▶ [Stated problem]: Copy the data exactly as it appears, and do not include any pictures.

--- Data excerpt ---

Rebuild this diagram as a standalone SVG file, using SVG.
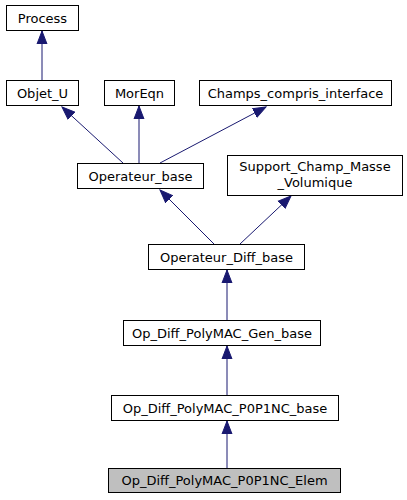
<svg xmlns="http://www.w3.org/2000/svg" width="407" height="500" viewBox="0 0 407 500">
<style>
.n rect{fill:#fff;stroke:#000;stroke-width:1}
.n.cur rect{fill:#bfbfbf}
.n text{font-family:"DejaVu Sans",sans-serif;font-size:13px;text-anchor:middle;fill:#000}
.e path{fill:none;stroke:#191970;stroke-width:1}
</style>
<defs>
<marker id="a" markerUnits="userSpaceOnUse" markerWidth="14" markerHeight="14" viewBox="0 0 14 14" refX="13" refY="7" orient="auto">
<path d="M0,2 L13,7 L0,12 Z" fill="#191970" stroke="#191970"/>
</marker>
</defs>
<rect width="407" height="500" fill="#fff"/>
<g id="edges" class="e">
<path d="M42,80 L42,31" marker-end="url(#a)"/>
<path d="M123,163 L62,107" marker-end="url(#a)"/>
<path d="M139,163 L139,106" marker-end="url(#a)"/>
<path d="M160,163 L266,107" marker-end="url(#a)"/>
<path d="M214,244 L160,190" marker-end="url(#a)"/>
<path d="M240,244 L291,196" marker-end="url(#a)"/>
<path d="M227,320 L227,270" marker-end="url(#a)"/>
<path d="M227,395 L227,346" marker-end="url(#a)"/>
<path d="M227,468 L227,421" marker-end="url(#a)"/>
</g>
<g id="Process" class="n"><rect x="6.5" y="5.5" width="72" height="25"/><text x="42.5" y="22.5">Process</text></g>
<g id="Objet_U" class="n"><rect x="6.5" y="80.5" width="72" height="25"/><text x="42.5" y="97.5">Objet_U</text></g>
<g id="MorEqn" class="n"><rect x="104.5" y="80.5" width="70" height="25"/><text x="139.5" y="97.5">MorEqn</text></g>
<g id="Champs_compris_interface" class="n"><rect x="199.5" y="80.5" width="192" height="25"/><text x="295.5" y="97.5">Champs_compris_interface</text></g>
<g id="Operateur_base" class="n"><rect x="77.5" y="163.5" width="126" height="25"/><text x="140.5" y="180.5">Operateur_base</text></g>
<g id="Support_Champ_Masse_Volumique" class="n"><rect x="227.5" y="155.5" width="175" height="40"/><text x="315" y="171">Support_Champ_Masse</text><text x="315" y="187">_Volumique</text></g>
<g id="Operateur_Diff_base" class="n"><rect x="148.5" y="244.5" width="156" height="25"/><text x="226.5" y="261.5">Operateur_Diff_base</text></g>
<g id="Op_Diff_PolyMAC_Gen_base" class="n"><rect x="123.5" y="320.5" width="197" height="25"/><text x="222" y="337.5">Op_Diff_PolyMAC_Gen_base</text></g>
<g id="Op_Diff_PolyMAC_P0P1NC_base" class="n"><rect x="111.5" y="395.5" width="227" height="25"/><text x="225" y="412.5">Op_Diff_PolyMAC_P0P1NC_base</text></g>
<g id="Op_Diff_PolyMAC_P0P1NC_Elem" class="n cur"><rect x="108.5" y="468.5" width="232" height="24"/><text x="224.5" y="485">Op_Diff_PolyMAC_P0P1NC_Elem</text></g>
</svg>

---

▶ [Response to this exercise]:
Rebuild this diagram as a standalone SVG file, using SVG.
<svg xmlns="http://www.w3.org/2000/svg" width="407" height="500" viewBox="0 0 407 500">
<style>
.n rect{fill:#fff;stroke:#000;stroke-width:1}
.n.cur rect{fill:#bfbfbf}
.n text{font-family:"DejaVu Sans",sans-serif;font-size:13px;text-anchor:middle;fill:#000}
.e path{fill:none;stroke:#191970;stroke-width:1}
</style>
<defs>
<marker id="a" markerUnits="userSpaceOnUse" markerWidth="14" markerHeight="14" viewBox="0 0 14 14" refX="13" refY="7" orient="auto">
<path d="M0,2 L13,7 L0,12 Z" fill="#191970" stroke="#191970"/>
</marker>
</defs>
<rect width="407" height="500" fill="#fff"/>
<g id="edges" class="e">
<path d="M42,80 L42,31" marker-end="url(#a)"/>
<path d="M123,163 L62,107" marker-end="url(#a)"/>
<path d="M139,163 L139,106" marker-end="url(#a)"/>
<path d="M160,163 L266,107" marker-end="url(#a)"/>
<path d="M214,244 L160,190" marker-end="url(#a)"/>
<path d="M240,244 L291,196" marker-end="url(#a)"/>
<path d="M227,320 L227,270" marker-end="url(#a)"/>
<path d="M227,395 L227,346" marker-end="url(#a)"/>
<path d="M227,468 L227,421" marker-end="url(#a)"/>
</g>
<g id="Process" class="n"><rect x="6.5" y="5.5" width="72" height="25"/><text x="42.5" y="22.5">Process</text></g>
<g id="Objet_U" class="n"><rect x="6.5" y="80.5" width="72" height="25"/><text x="42.5" y="97.5">Objet_U</text></g>
<g id="MorEqn" class="n"><rect x="104.5" y="80.5" width="70" height="25"/><text x="139.5" y="97.5">MorEqn</text></g>
<g id="Champs_compris_interface" class="n"><rect x="199.5" y="80.5" width="192" height="25"/><text x="295.5" y="97.5">Champs_compris_interface</text></g>
<g id="Operateur_base" class="n"><rect x="77.5" y="163.5" width="126" height="25"/><text x="140.5" y="180.5">Operateur_base</text></g>
<g id="Support_Champ_Masse_Volumique" class="n"><rect x="227.5" y="155.5" width="175" height="40"/><text x="315" y="171">Support_Champ_Masse</text><text x="315" y="187">_Volumique</text></g>
<g id="Operateur_Diff_base" class="n"><rect x="148.5" y="244.5" width="156" height="25"/><text x="226.5" y="261.5">Operateur_Diff_base</text></g>
<g id="Op_Diff_PolyMAC_Gen_base" class="n"><rect x="123.5" y="320.5" width="197" height="25"/><text x="222" y="337.5">Op_Diff_PolyMAC_Gen_base</text></g>
<g id="Op_Diff_PolyMAC_P0P1NC_base" class="n"><rect x="111.5" y="395.5" width="227" height="25"/><text x="225" y="412.5">Op_Diff_PolyMAC_P0P1NC_base</text></g>
<g id="Op_Diff_PolyMAC_P0P1NC_Elem" class="n cur"><rect x="108.5" y="468.5" width="232" height="24"/><text x="224.5" y="485">Op_Diff_PolyMAC_P0P1NC_Elem</text></g>
</svg>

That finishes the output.